What a picture could be made by supplementing Mr. Burns' interesting history of Old Cockletown with plans of each of the old properties for a mile or so along the old road, securing all available data, and combining all into a comprehensive plan of the neighborhood. Intersecting roads and points of interest to be shown, and the old houses carefully drawn. Several of them, long since gone, are still remembered from Civil War days. Much of this information will be lost if we do not acquire it soon.
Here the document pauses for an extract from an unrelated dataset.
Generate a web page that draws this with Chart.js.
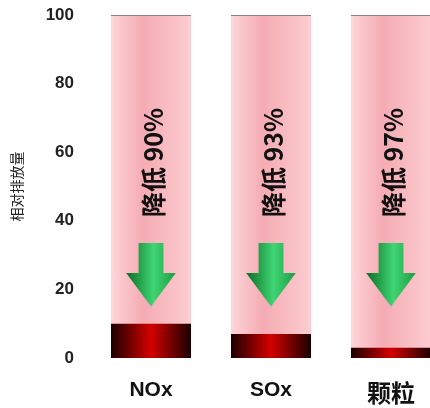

For a good many years I have looked down on Valley Forge through notches in the hills. The view, with the camp site in the foreground, is distant and inspiring. And yet, the most impressive part to me is the unbroken skyline of those purple hills in winter. There is something there of the austerity and the unbending integrity and worth of Washington. Thomas Jefferson, in an old letter, tells us what manner of man he was.

"Perhaps the strongest feature in his character was prudence, never acting until every circumstance, every consideration, was maturely weighed; refraining if he saw a doubt, but, when once decided, going through with his purpose, whatever obstacles opposed. His integrity was most pure, his justice the most inflexible I have ever known, no motives of interest or consanguinity, of friendship or hatred, being able to bias his decision. He was, in every sense of the words, a wise, a good, and a great man."

This from a man whose political philosophy was entirely different in many ways and who opposed him, even when in his cabinet.

We have come a long way since then, and a long way from the principles of both men. And yet, beyond those hills, the glory of the western sun is still as great; the need for calm detachment in a world of conflict still as strong. To recapture the scenes of the past is our pleasurable duty. If in doing this we can transfuse something of the wisdom and the character and spirit of the persons who enacted those scenes we shall do well. But, to make the most of our opportunities, we should not loiter by the way.